Istanbul: Hundreds of riot police overran improvised protest barricades at Istanbul's Taksim Square on Tuesday, firing tear gas, rubber bullets and water cannon in running battles with those who have been occupying the area for more than a week.
The police raid, which came on the 12th day of nationwide protests, sparked clashes with groups of protesters well into the afternoon. Most protesters who had been on the square fled into the adjacent Gezi Park, where hundreds have been camping out to try to stop a development project that would cut down trees in the park.
Bulldozers immediately began dismantling some of the barricades and makeshift shelters set up on the square. By afternoon, the clashes had extended to the very edge of Gezi Park, with acrid gear gas covering its sides.
Several people were rushed on stretchers to a first aid station manned by protesters in the park before being taken to ambulances. Others were carried, overcome by tear gas.
A peaceful demonstration against the redevelopment of Gezi Park has morphed into a test of the authority of Prime Minister Recep Tayyip Erdogan. The unrest was inspired in part by what some see as his increasingly authoritarian style of governing and his perceived attempts to impose a religious and conservative lifestyle in a country with secular laws.
Erdogan, a devout Muslim, says he is committed to Turkey's secular laws and denies charges of autocracy.
Three people have died - two protesters and a policeman - and more than 5,000 have been treated for injuries or the effects of tear gas during the protests. The government says 600 police officers have also been injured.
Throughout the protests, Erdogan has struck a defiant tone, vowing to press ahead with the Taksim redevelopment plans, dismissing the protesters as extremists and the protests as undemocratic plots to topple his government, which was elected with 50 percent support in 2011.
He continued in the same vein on Tuesday, speaking in Ankara as the massive police operation unfolded in Istanbul.
"To those who ... are at Taksim and elsewhere taking part in the demonstrations with sincere feelings: I call on you to leave those places and to end these incidents and I send you my love.

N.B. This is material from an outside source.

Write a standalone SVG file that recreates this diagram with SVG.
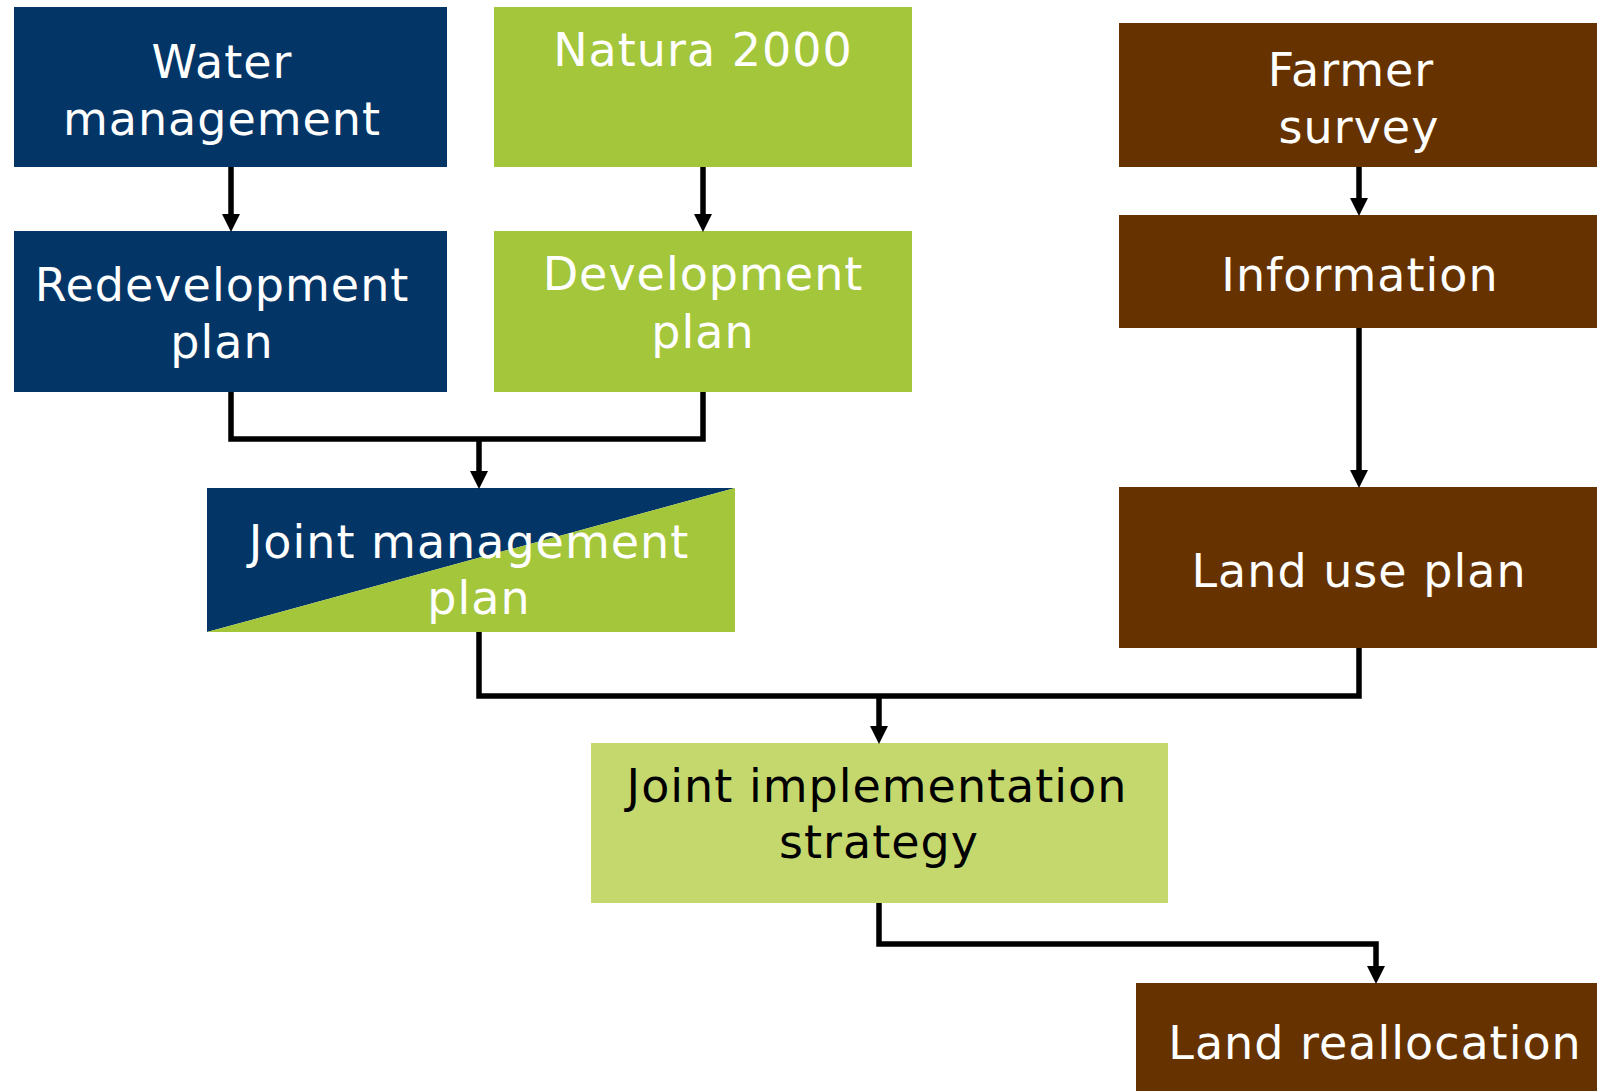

But for those who want to continue with the incidents I say: 'It's over.' As of now we have no tolerance for them," Erdogan said.
"Not only will we end the actions, we will be at the necks of the provocateurs and terrorists and no one will get away with it," he added.
He insisted the protests were part of a conspiracy against the government.
The protesters, he said, " are being used by some financial institutions, the interest rate lobby and media groups to (harm) Turkey's economy and (scare away) investments."
He added: "I want everyone there to see the big picture, to understand the game that is being played and I especially invite them to evacuate (Taksim and Gezi Park). I expect that of them as their prime minister."
Erdogan has called for major pro-government rallies to be held in Ankara and Istanbul this weekend.
"We are not trying to say look we are greater, we are more populous. We are going to the rallies to ensure that the voice of silent masses is heard," he said.
The government announced late Monday that Erdogan would meet with some of the Gezi Park protesters on Wednesday, but that authorities would not allow "illegal" demonstrations to continue.
In Taksim, police addressed the protesters through loudspeakers, insisting they had no intention of moving into the park, but needed to clear the square and take down protest banners. They appealed for calm, saying they did not want to use tear gas.
But in his speech, Erdogan implied the park would not be allowed to be occupied for long.
"I am sorry but Gezi Park is for taking promenades, not for occupation," he said, referring to the meaning of the word Gezi, which translates as promenade.
Clashes broke out on the edge of the square between riot police and small groups of protesters throwing fireworks, firebombs and stones at the police water cannon trucks, with authorities responding with tear gas and jets of water. The vast majority of protesters, most of who remained in the park, were peaceful.
Unsuspecting commuters emerging from the square's metro station ran for cover, aided through the clouds of acrid chemicals by protesters offering them antacid solution in spray bottles.
One protester said he joined the protest in Gezi Park because his cousin was beaten by police during the initial clampdown.
"I'm here because I'm trying to defend my human rights," said protester Kenan Agac. "I'm not against police but his morning they came and threw tear gas."
Istanbul Governor Huseyin Avni Mutlu said the police operation aimed to remove the posters and banners hanging at Taksim, some of which belonged to outlawed groups, that were damaging Istanbul's international image.
He said clashes erupted with "marginal groups" that had thrown fireworks and firebombs and had set one police vehicle alight, and he reassured people holding peaceful protests at Gezi Park that they would not be touched.
"I would like to say one more time that there is no question of any (police) intervention at Gezi Park," he said, and accused those clashing with police of trying to provoke wider clashes at Taksim.
He added that a number of protesters were detained.
But protesters were skeptical.
"Of course nobody believes the police or the governor when he says police will not interrupt the gathering in Gezi Park," said Tarsu Orzyurt. "We saw policemen telling us 'come to the street and don't be afraid,' then they shoot at us (with tear gas). So nobody believes them."